Set exercise: Copy out exactly the lines from the one holding "Rebuild this chart" through the one holding "plt.rcParams['font.family'] = [narrow, 'DejaVu", ends included; omit images.

Records for this task:
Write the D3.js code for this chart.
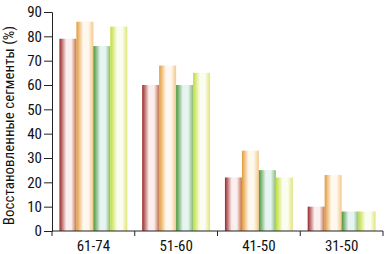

==

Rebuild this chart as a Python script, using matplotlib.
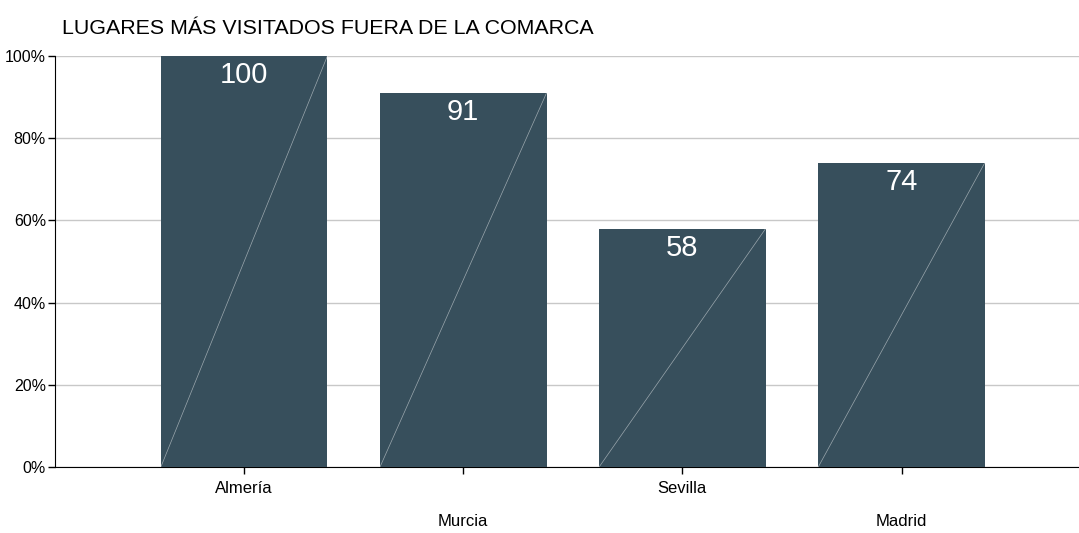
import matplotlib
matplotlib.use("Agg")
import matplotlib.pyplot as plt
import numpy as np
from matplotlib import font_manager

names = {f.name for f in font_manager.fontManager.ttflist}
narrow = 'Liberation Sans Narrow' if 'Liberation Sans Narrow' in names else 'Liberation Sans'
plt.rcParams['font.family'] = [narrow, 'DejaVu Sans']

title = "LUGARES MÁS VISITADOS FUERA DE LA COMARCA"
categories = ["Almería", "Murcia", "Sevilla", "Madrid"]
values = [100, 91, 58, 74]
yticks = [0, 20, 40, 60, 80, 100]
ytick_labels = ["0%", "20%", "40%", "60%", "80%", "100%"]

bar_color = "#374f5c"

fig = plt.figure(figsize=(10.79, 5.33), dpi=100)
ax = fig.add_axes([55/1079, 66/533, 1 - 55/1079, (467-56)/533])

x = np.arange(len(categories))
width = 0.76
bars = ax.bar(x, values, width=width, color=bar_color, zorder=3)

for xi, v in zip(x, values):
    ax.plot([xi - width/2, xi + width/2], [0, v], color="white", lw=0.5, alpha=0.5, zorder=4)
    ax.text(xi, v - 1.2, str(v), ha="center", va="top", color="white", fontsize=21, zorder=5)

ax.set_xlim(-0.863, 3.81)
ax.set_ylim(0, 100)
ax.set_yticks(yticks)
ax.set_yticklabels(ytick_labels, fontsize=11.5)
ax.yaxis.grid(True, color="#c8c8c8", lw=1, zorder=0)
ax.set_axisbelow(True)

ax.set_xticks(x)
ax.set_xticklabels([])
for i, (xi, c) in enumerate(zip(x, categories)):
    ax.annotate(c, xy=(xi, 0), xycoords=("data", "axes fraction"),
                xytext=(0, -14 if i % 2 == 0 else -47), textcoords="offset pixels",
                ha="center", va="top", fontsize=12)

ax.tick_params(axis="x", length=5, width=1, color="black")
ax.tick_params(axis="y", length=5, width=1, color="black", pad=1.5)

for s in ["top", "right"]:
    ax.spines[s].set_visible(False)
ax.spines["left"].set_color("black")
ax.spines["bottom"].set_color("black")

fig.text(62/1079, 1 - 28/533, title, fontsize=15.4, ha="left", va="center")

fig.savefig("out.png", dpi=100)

Exercise response:
Rebuild this chart as a Python script, using matplotlib.
import matplotlib
matplotlib.use("Agg")
import matplotlib.pyplot as plt
import numpy as np
from matplotlib import font_manager

names = {f.name for f in font_manager.fontManager.ttflist}
narrow = 'Liberation Sans Narrow' if 'Liberation Sans Narrow' in names else 'Liberation Sans'
plt.rcParams['font.family'] = [narrow, 'DejaVu Sans']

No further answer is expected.